**Material provided**.
= = = = = = =

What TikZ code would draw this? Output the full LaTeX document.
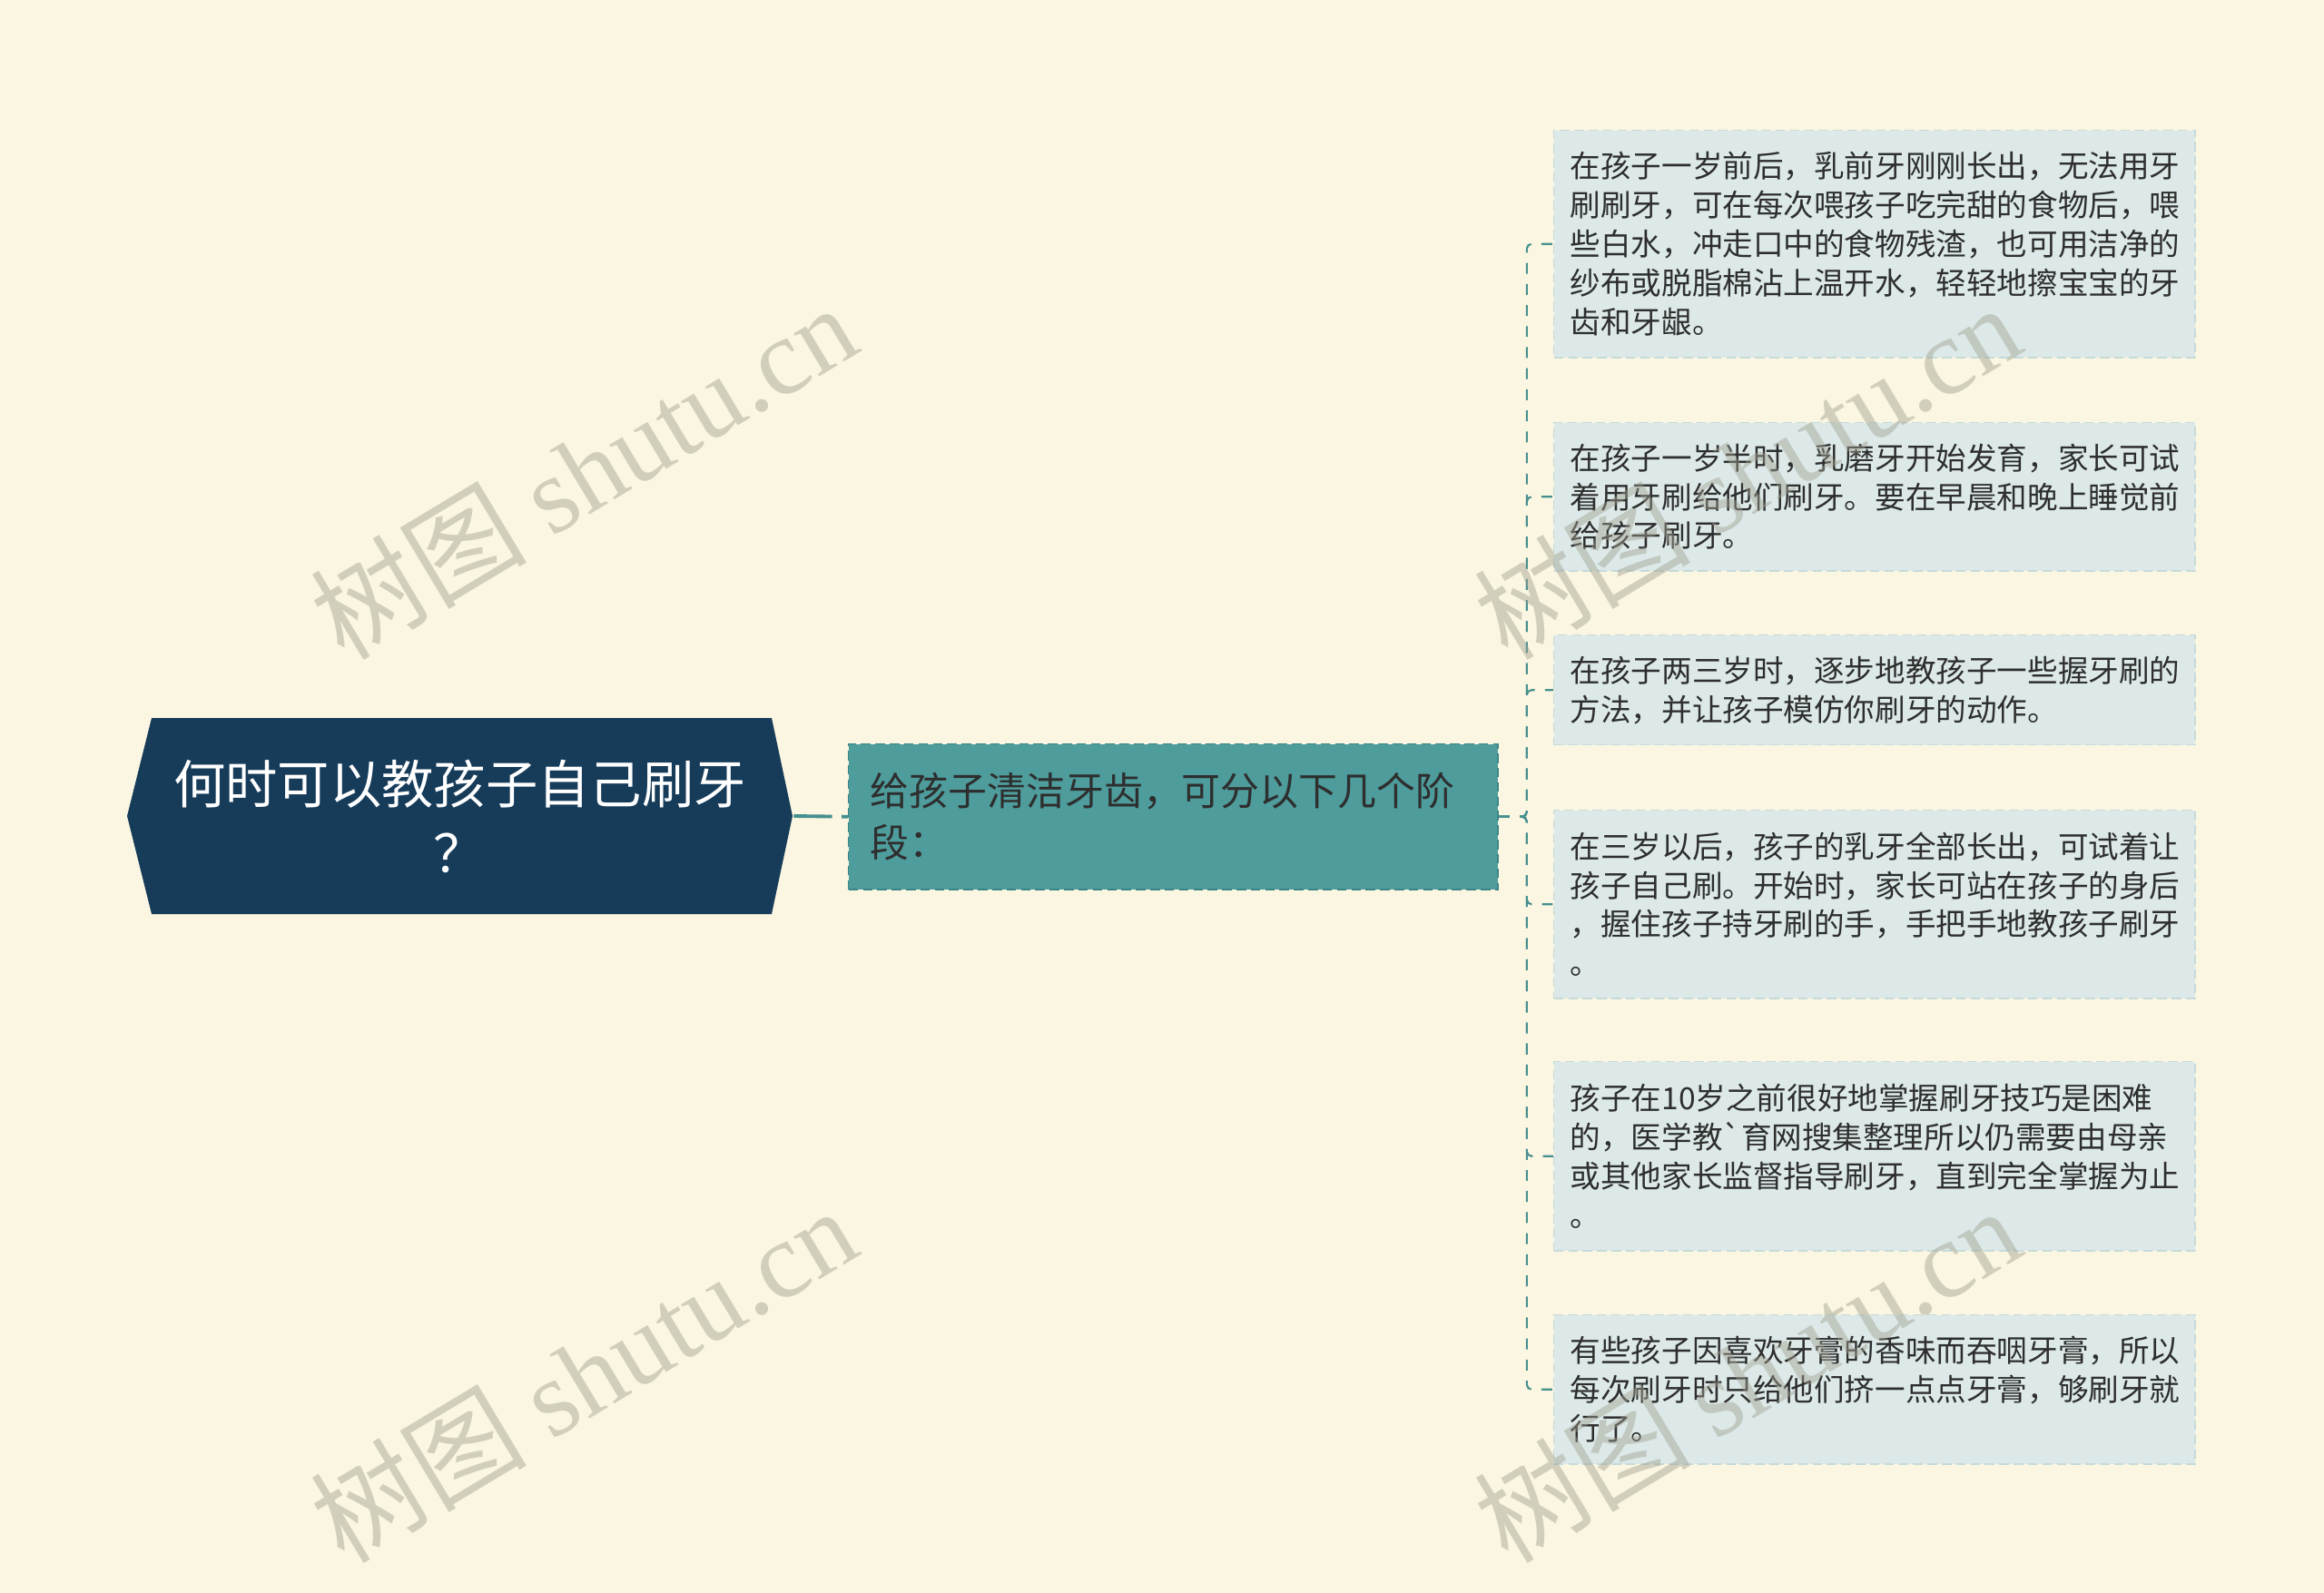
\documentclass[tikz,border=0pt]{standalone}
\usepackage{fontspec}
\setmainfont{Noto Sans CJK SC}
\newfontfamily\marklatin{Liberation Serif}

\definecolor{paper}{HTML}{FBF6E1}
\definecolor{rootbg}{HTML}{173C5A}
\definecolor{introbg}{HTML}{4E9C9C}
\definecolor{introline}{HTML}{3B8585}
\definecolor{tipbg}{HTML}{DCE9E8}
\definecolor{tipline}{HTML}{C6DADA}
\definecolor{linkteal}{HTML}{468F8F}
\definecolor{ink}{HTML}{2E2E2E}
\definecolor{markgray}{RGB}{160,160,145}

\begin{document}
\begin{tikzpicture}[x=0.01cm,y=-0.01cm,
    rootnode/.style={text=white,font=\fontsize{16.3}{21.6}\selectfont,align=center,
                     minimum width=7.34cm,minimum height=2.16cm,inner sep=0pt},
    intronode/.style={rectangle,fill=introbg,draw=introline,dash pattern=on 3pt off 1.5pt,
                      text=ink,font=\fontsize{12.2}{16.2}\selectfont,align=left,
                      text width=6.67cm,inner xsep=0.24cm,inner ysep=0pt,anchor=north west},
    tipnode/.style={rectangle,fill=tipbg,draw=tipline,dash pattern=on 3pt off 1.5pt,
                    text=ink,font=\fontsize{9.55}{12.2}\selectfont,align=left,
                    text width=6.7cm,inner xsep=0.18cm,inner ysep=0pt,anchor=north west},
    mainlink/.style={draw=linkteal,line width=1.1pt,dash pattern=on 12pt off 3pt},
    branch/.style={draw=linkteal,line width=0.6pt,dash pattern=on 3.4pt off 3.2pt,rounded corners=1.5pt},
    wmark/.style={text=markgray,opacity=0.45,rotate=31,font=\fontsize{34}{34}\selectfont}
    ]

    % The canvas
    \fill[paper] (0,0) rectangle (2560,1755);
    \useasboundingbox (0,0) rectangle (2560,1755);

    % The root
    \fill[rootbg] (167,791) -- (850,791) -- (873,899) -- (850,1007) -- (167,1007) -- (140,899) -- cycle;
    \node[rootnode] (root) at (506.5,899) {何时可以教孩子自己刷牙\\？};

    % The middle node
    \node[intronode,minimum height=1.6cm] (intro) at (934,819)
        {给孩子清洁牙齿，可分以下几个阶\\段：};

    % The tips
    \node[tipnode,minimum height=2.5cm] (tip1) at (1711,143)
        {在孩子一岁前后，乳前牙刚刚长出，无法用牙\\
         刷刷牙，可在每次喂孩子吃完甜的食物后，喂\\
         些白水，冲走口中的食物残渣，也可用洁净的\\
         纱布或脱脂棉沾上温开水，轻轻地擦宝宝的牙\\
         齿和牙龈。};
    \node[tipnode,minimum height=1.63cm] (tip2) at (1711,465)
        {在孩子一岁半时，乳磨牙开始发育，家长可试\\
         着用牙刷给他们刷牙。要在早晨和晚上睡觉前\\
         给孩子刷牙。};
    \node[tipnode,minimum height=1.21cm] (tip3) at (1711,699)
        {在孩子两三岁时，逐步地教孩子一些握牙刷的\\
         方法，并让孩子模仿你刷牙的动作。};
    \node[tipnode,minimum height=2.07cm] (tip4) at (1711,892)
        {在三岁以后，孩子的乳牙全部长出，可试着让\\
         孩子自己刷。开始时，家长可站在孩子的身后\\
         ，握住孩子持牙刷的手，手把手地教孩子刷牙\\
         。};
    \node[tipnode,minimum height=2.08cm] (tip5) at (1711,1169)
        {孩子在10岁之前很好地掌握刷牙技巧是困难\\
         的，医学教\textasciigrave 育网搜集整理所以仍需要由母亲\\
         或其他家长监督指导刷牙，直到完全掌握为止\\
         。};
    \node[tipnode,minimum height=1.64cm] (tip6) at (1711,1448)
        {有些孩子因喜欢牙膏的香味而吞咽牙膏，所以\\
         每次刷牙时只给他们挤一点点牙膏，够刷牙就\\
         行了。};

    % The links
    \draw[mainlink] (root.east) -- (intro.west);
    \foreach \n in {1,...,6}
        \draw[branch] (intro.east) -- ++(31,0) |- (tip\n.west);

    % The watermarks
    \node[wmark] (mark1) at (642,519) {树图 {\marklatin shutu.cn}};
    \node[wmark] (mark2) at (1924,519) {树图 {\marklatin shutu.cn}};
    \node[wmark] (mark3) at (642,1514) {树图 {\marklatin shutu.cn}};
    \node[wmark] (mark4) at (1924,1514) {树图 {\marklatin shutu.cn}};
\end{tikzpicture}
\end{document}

= = = = = = =

**Problem statement**. Go through the data above and transcribe it in full, omitting any image.

**Solution**.
What TikZ code would draw this? Output the full LaTeX document.
\documentclass[tikz,border=0pt]{standalone}
\usepackage{fontspec}
\setmainfont{Noto Sans CJK SC}
\newfontfamily\marklatin{Liberation Serif}

\definecolor{paper}{HTML}{FBF6E1}
\definecolor{rootbg}{HTML}{173C5A}
\definecolor{introbg}{HTML}{4E9C9C}
\definecolor{introline}{HTML}{3B8585}
\definecolor{tipbg}{HTML}{DCE9E8}
\definecolor{tipline}{HTML}{C6DADA}
\definecolor{linkteal}{HTML}{468F8F}
\definecolor{ink}{HTML}{2E2E2E}
\definecolor{markgray}{RGB}{160,160,145}

\begin{document}
\begin{tikzpicture}[x=0.01cm,y=-0.01cm,
    rootnode/.style={text=white,font=\fontsize{16.3}{21.6}\selectfont,align=center,
                     minimum width=7.34cm,minimum height=2.16cm,inner sep=0pt},
    intronode/.style={rectangle,fill=introbg,draw=introline,dash pattern=on 3pt off 1.5pt,
                      text=ink,font=\fontsize{12.2}{16.2}\selectfont,align=left,
                      text width=6.67cm,inner xsep=0.24cm,inner ysep=0pt,anchor=north west},
    tipnode/.style={rectangle,fill=tipbg,draw=tipline,dash pattern=on 3pt off 1.5pt,
                    text=ink,font=\fontsize{9.55}{12.2}\selectfont,align=left,
                    text width=6.7cm,inner xsep=0.18cm,inner ysep=0pt,anchor=north west},
    mainlink/.style={draw=linkteal,line width=1.1pt,dash pattern=on 12pt off 3pt},
    branch/.style={draw=linkteal,line width=0.6pt,dash pattern=on 3.4pt off 3.2pt,rounded corners=1.5pt},
    wmark/.style={text=markgray,opacity=0.45,rotate=31,font=\fontsize{34}{34}\selectfont}
    ]

    % The canvas
    \fill[paper] (0,0) rectangle (2560,1755);
    \useasboundingbox (0,0) rectangle (2560,1755);

    % The root
    \fill[rootbg] (167,791) -- (850,791) -- (873,899) -- (850,1007) -- (167,1007) -- (140,899) -- cycle;
    \node[rootnode] (root) at (506.5,899) {何时可以教孩子自己刷牙\\？};

    % The middle node
    \node[intronode,minimum height=1.6cm] (intro) at (934,819)
        {给孩子清洁牙齿，可分以下几个阶\\段：};

    % The tips
    \node[tipnode,minimum height=2.5cm] (tip1) at (1711,143)
        {在孩子一岁前后，乳前牙刚刚长出，无法用牙\\
         刷刷牙，可在每次喂孩子吃完甜的食物后，喂\\
         些白水，冲走口中的食物残渣，也可用洁净的\\
         纱布或脱脂棉沾上温开水，轻轻地擦宝宝的牙\\
         齿和牙龈。};
    \node[tipnode,minimum height=1.63cm] (tip2) at (1711,465)
        {在孩子一岁半时，乳磨牙开始发育，家长可试\\
         着用牙刷给他们刷牙。要在早晨和晚上睡觉前\\
         给孩子刷牙。};
    \node[tipnode,minimum height=1.21cm] (tip3) at (1711,699)
        {在孩子两三岁时，逐步地教孩子一些握牙刷的\\
         方法，并让孩子模仿你刷牙的动作。};
    \node[tipnode,minimum height=2.07cm] (tip4) at (1711,892)
        {在三岁以后，孩子的乳牙全部长出，可试着让\\
         孩子自己刷。开始时，家长可站在孩子的身后\\
         ，握住孩子持牙刷的手，手把手地教孩子刷牙\\
         。};
    \node[tipnode,minimum height=2.08cm] (tip5) at (1711,1169)
        {孩子在10岁之前很好地掌握刷牙技巧是困难\\
         的，医学教\textasciigrave 育网搜集整理所以仍需要由母亲\\
         或其他家长监督指导刷牙，直到完全掌握为止\\
         。};
    \node[tipnode,minimum height=1.64cm] (tip6) at (1711,1448)
        {有些孩子因喜欢牙膏的香味而吞咽牙膏，所以\\
         每次刷牙时只给他们挤一点点牙膏，够刷牙就\\
         行了。};

    % The links
    \draw[mainlink] (root.east) -- (intro.west);
    \foreach \n in {1,...,6}
        \draw[branch] (intro.east) -- ++(31,0) |- (tip\n.west);

    % The watermarks
    \node[wmark] (mark1) at (642,519) {树图 {\marklatin shutu.cn}};
    \node[wmark] (mark2) at (1924,519) {树图 {\marklatin shutu.cn}};
    \node[wmark] (mark3) at (642,1514) {树图 {\marklatin shutu.cn}};
    \node[wmark] (mark4) at (1924,1514) {树图 {\marklatin shutu.cn}};
\end{tikzpicture}
\end{document}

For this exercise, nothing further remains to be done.